Short problem: Look through the data below and return each line where "chart" appears.

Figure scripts

•••

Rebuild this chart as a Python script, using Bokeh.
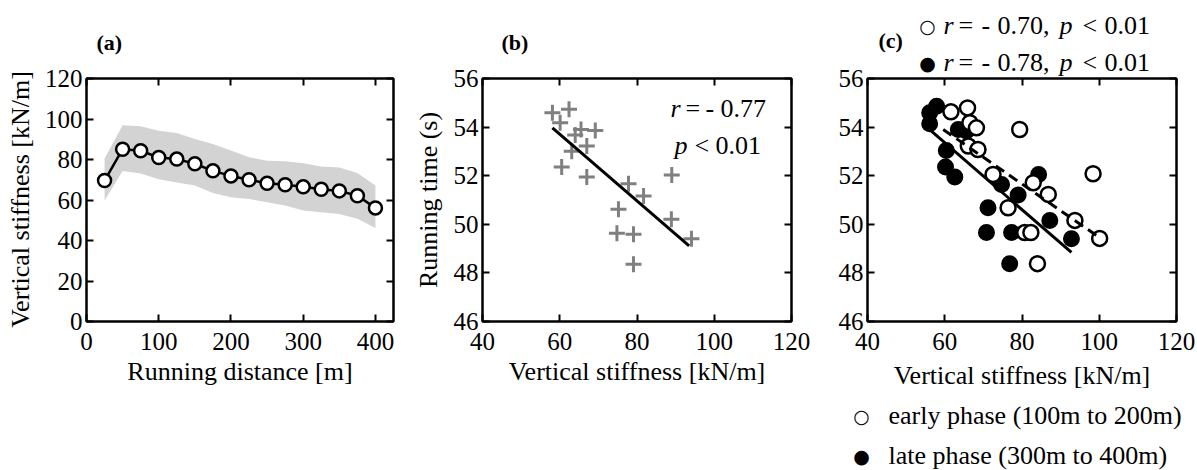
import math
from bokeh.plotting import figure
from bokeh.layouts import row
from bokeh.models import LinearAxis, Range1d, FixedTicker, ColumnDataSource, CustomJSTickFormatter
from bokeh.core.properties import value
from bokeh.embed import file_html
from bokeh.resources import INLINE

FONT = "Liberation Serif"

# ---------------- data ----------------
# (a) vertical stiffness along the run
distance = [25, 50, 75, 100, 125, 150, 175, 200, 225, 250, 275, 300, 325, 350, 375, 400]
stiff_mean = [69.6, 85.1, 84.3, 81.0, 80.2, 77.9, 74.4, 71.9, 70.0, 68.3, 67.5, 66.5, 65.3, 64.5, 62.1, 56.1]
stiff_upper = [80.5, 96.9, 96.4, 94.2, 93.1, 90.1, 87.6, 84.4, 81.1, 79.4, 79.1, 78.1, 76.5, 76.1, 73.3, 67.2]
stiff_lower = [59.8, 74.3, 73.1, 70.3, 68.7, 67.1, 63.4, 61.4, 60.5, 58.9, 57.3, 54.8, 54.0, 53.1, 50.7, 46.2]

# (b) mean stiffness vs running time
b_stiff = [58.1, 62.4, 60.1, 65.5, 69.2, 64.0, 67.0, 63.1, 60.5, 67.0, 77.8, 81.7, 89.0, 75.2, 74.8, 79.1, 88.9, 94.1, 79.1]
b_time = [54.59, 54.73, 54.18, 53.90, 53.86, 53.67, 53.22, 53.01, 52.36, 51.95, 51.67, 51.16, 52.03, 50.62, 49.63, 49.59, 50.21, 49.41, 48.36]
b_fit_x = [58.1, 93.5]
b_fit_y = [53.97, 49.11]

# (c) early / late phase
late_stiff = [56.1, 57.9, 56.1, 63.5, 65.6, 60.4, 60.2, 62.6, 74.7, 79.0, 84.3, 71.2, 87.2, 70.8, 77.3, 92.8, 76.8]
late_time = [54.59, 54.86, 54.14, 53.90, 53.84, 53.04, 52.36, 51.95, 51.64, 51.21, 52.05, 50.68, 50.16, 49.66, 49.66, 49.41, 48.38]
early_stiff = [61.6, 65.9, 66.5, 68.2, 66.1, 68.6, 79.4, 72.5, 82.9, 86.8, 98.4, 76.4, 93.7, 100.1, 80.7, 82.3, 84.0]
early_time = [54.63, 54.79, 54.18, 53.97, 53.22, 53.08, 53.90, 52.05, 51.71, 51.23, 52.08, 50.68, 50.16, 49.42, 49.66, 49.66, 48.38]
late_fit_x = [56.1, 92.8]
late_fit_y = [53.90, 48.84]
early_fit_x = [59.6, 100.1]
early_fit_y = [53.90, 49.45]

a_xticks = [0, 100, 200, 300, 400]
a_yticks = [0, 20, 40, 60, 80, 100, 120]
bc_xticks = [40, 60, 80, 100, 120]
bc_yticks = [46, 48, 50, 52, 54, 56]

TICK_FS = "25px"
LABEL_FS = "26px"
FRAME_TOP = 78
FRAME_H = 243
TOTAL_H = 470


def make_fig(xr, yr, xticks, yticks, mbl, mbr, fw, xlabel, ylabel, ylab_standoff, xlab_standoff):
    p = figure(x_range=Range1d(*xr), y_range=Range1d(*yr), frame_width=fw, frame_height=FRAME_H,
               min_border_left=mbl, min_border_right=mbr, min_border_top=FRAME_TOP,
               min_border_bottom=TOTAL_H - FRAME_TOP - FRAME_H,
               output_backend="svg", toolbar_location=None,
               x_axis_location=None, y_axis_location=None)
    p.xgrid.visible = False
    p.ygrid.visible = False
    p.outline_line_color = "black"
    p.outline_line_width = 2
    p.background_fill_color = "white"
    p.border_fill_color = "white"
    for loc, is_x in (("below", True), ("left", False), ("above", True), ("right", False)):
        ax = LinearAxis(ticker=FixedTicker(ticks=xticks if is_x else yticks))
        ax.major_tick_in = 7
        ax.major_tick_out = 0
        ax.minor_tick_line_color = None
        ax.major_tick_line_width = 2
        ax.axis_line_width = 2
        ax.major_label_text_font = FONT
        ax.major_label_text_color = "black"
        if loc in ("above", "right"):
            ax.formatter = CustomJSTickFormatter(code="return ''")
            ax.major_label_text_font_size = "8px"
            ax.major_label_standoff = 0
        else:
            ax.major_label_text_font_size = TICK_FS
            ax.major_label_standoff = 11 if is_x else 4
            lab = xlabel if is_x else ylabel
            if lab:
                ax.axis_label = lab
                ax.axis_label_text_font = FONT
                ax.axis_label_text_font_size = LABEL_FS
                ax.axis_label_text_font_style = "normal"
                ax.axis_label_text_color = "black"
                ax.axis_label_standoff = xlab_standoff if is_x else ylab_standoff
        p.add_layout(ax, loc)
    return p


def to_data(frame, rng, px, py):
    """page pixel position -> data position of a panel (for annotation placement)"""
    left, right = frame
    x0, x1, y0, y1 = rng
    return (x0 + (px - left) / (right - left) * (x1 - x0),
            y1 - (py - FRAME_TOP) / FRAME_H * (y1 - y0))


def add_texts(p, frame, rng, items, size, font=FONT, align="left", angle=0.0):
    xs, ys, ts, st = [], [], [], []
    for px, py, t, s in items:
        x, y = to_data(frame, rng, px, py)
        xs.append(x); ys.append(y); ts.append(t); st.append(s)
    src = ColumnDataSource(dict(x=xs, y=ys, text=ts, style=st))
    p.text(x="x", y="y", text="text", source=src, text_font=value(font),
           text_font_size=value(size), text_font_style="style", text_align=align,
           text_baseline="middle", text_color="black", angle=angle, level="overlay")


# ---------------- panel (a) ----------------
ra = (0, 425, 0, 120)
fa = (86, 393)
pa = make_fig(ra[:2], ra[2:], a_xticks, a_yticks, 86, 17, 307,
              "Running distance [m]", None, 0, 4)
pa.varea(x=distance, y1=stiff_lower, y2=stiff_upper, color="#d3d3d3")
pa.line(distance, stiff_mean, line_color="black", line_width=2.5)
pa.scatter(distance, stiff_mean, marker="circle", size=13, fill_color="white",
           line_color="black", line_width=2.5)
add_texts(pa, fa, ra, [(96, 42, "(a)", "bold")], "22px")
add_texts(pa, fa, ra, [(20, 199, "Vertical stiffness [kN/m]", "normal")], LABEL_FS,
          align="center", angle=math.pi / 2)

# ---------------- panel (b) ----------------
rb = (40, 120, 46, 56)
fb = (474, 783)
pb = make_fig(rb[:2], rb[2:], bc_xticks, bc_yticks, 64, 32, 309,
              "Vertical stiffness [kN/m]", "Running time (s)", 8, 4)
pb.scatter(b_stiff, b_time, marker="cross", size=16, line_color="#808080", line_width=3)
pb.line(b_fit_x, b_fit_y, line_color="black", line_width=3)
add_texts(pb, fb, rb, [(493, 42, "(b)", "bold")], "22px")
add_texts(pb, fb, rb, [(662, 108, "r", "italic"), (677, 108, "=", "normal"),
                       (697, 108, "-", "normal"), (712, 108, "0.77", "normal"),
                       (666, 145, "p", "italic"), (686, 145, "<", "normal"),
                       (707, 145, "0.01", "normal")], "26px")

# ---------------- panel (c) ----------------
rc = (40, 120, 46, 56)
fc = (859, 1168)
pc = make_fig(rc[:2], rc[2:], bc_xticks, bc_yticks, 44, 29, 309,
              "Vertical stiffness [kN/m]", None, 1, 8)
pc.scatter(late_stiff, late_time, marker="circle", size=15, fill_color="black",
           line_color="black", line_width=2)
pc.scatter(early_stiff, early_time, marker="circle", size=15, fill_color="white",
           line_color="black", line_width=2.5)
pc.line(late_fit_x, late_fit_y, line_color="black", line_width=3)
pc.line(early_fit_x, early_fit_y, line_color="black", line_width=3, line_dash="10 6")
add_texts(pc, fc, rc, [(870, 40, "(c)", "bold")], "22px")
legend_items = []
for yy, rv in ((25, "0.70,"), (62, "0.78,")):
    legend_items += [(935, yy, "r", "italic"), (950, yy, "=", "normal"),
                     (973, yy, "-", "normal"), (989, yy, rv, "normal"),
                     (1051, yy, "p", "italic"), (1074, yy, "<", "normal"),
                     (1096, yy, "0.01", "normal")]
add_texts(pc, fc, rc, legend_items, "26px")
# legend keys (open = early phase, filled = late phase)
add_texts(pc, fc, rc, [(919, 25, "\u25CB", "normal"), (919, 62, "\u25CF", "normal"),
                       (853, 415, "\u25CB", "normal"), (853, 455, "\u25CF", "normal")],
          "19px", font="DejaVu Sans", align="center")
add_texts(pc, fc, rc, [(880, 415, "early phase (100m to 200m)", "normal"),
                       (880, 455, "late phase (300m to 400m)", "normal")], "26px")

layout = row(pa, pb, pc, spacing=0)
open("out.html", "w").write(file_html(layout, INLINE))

•••

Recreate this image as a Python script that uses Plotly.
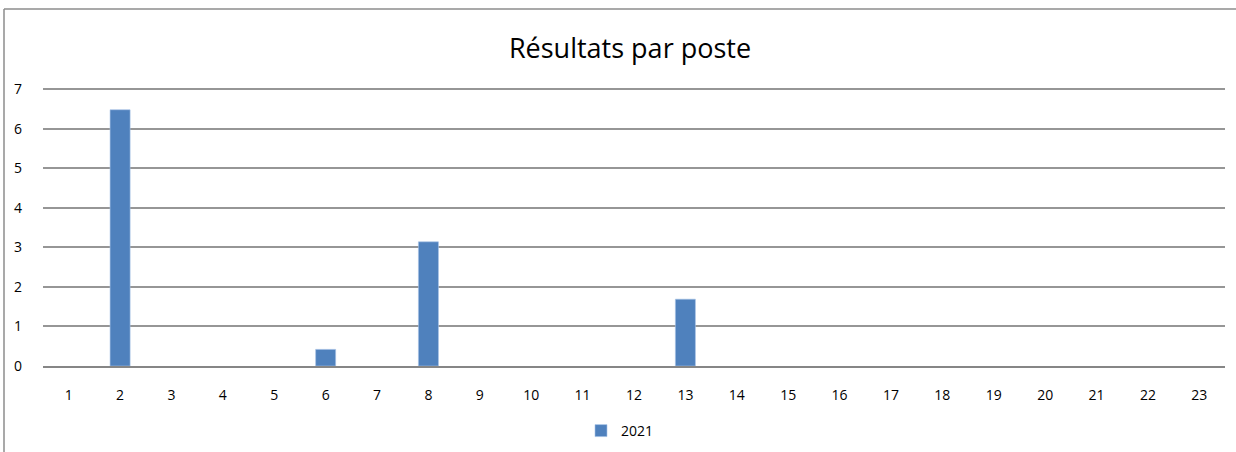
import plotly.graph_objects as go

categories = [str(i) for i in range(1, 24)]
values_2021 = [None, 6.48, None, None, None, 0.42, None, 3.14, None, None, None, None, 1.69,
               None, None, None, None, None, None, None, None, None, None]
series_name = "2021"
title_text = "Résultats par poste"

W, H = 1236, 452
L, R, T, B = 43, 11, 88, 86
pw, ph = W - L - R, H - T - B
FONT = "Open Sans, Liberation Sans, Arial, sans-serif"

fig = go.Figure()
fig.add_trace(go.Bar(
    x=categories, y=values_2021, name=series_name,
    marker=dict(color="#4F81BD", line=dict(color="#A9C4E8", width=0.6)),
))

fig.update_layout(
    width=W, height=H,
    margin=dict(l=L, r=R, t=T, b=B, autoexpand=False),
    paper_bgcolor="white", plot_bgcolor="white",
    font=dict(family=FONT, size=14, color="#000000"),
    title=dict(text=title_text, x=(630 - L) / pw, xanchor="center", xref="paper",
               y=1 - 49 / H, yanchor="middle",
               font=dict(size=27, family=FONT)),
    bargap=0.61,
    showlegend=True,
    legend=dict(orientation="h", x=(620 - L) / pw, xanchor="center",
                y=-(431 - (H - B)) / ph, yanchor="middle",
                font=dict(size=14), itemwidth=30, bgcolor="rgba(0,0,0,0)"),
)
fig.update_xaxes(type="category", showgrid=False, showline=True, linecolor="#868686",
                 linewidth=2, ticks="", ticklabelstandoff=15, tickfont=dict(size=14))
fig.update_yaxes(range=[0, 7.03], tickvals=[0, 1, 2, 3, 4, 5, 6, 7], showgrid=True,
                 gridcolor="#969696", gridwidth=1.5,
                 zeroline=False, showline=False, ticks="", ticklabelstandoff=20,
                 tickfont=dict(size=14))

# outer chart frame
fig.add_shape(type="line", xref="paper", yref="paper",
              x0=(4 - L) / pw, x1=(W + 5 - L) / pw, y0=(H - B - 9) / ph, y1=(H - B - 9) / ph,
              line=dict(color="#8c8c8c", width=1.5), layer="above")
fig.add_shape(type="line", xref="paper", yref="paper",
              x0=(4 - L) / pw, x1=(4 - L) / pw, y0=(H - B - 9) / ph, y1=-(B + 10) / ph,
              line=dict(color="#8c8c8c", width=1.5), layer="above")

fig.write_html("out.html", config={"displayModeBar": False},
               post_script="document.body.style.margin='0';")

•••

Exercise answer:
Rebuild this chart as a Python script, using Bokeh.
# outer chart frame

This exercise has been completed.